The hearty Czech cuisine of pork knuckle, duckling, dumplings and delicious beer is best tasted in authentic local restaurants such as the Orion, set in the backstreets away from the main tourist boulevard, or the revamped cellar restaurant of the Becherovka museum, home of a popular herb-flavoured liqueur whose recipe was said to have been buried for safe-keeping during the war.
For the more discerning palate, I recommend eating at the Embassy, a delightful hotel just around the corner from the impossibly grand Hotel Pupp.
Karlovy Vary nestles in the steep-sided valley of the warm River Tepla. Its central boulevard stretches from the Pupp at one end to the Alzbetiny lazne – an imposing public spa – at the other. Alzbetiny offers treatments ranging from a pummeling massage to a warm bath filled with a choice of exotic fluids, including, believe it or not, a "beery bath".
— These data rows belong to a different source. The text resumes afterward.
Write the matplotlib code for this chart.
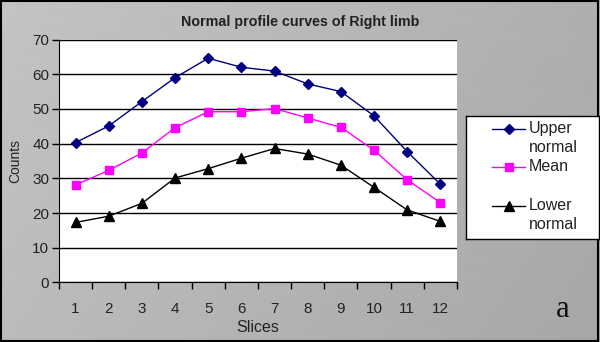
import numpy as np
import matplotlib.pyplot as plt
from matplotlib.patches import Rectangle

plt.rcParams['font.family'] = ['Liberation Sans', 'DejaVu Sans']

# data
slices = list(range(1, 13))
upper_normal = [40.3, 45.1, 52.1, 59.0, 64.6, 62.0, 60.9, 57.2, 55.0, 48.0, 37.7, 28.3]
mean = [28.1, 32.3, 37.3, 44.6, 49.2, 49.2, 50.1, 47.4, 44.7, 38.1, 29.6, 23.0]
lower_normal = [17.3, 19.1, 22.8, 30.1, 32.8, 35.8, 38.6, 37.0, 33.8, 27.4, 20.9, 17.6]
legend_labels = ["Upper\nnormal", "Mean", "Lower\nnormal"]

series = [
    (upper_normal, "#000080", "D", 5),
    (mean, "#ff00ff", "s", 6),
    (lower_normal, "#000000", "^", 6.5),
]

fig = plt.figure(figsize=(6.0, 3.42), dpi=100)

# gray gradient background
bg = fig.add_axes([0, 0, 1, 1], zorder=-10)
gx, gy = np.meshgrid(np.linspace(0, 1, 200), np.linspace(0, 1, 120))
shade = 0.765 - 0.08 * gx - 0.03 * gy
bg.imshow(shade, cmap="gray", vmin=0, vmax=1, aspect="auto", extent=[0, 1, 0, 1])
bg.add_patch(Rectangle((0.002, 0.003), 0.995, 0.993, fill=False, lw=1.5,
                       edgecolor="black", transform=bg.transAxes))
bg.set_axis_off()

ax = fig.add_axes([0.0983, 0.174, 0.6633, 0.7105])
ax.set_facecolor("white")
for vals, col, mk, ms in series:
    ax.plot(slices, vals, color=col, lw=1, marker=mk, markersize=ms,
            markerfacecolor=col, markeredgecolor=col)

ax.set_xlim(0.5, 12.5)
ax.set_ylim(0, 70)
ax.set_yticks(range(0, 71, 10))
ax.yaxis.grid(True, color="black", lw=1)
ax.set_axisbelow(True)
ax.set_xticks(np.arange(0.5, 13, 1))
ax.set_xticklabels([])
ax.set_xticks(slices, minor=True)
ax.set_xticklabels([str(s) for s in slices], minor=True, fontsize=11, color="#222222")
ax.tick_params(axis="x", which="minor", length=0, pad=14)
ax.tick_params(axis="x", which="major", length=5, width=1, direction="out")
ax.tick_params(axis="y", length=5, width=1, pad=2, labelsize=11, labelcolor="#222222")
ax.spines["top"].set_visible(False)
ax.spines["right"].set_visible(False)
ax.set_xlabel("Slices", fontsize=11.5, color="#222222", labelpad=3)
ax.set_ylabel("Counts", fontsize=10, color="#222222", labelpad=7)

fig.text(0.5, 0.936, "Normal profile curves of Right limb", ha="center", va="center",
         fontsize=10.3, fontweight="bold", color="#222222")
fig.text(0.938, 0.095, "a", ha="center", va="center", fontsize=22,
         family="Liberation Serif", color="#111111")

# legend box
lax = fig.add_axes([0.7767, 0.3012, 0.2217, 0.3596])
lax.set_xlim(0, 1)
lax.set_ylim(0, 1)
lax.set_xticks([])
lax.set_yticks([])
for s in lax.spines.values():
    s.set_linewidth(1)
rows = [0.897, 0.588, 0.272]
for (vals, col, mk, ms), lab, ry in zip(series, legend_labels, rows):
    lax.plot([0.195, 0.444], [ry, ry], color=col, lw=1)
    lax.plot([0.32], [ry], marker=mk, markersize=ms, color=col)
    for k, line in enumerate(lab.split("\n")):
        lax.text(0.474, ry - k * 0.155, line, ha="left", va="center",
                 fontsize=11.5, color="#222222")

fig.savefig("out.png", dpi=100)
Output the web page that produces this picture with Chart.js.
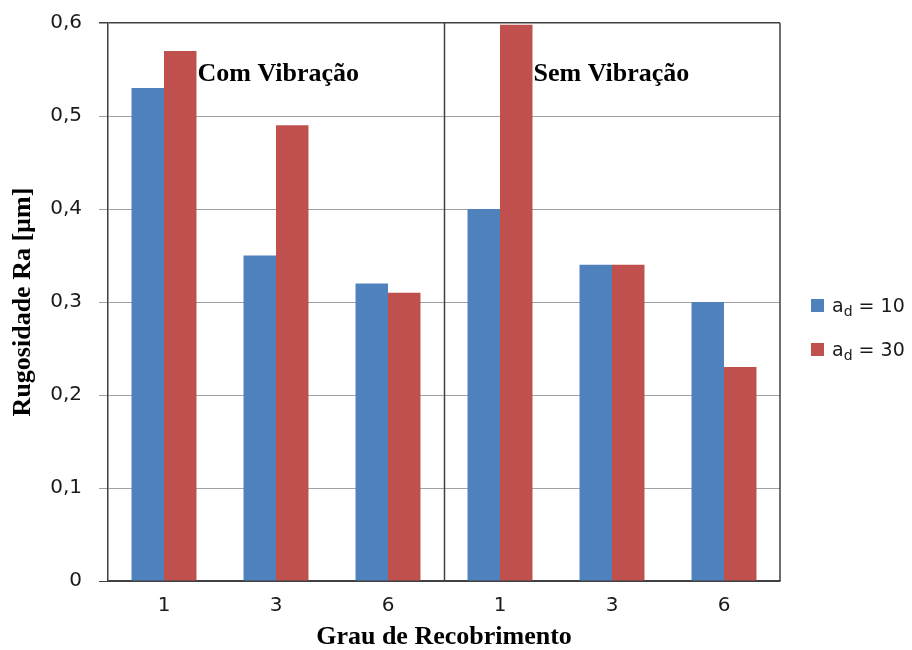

Almost everyone who stays in Karlovy Vary is here for the mineral waters, which they drink in a special spa cup. Serious spa visitors stick to drinking only from one or two of the dozen or so springs. Each pramen is almost identical in mineral content, although they vary in temperature, with some of the hottest going up to more than 70C.
It is easy to get caught up in the collective hypochondria, as Mark Twain discovered when he visited the then Austro-Hungarian spa town of Marienbad. "I didn't come here to take baths, I only came to look around," he wrote in 1892. "But first one person, then another began to throw out hints, and pretty soon I was a good deal concerned about myself .... They try to cure everything – gout, rheumatism, leanness, fatness, dyspepsia and all the rest."
All three spa towns make much of their celebrity guests. Karlovy Vary, described by the Czech Tourist Board as the "jewel of the spa triangle", can probably list the biggest contingent of famous hypochondriacs. Composers in particular seemed to have been seduced; including Mozart, Beethoven, Dvorak, Schumann and Wagner.
Even Karl Marx was not averse to the "water cure", although his activities were apparently closely monitored by the secret police, who worried that he may promote political mischief when in fact he was probably more interested in his bowel movements.
Then there was Johann Wolfgang von Goethe, the German Shakespeare, who came a dozen times and met and proposed to his last love here, aged 72. However, the mother of the 17-year-old Ulrica von Levetzow (herself a former lover of Goethe) disallowed the marriage. Heart-broken, Goethe left and never returned. Perhaps love-sickness is one malady that can't be cured by a splash of hot water.
The writer travelled with Wizz Air (0906 959 0002; wizzair.com), which flies to Prague from Luton.
The Embassy Hotel (00 420 353 221 161; embassy.cz). Doubles from 2,950 Czech koruna (£88), B&B.
Hotel Pupp (00 420 353 109 111; pupp.cz). Doubles from €178, including breakfast.
Penzion 33 (00 420 353 229 530; penzion33.cz). Doubles from €48, including breakfast. Danubius Health Spa Resort Butterfly (00 420 354 654 111; danubiushotels.cz). Doubles from €130, including breakfast.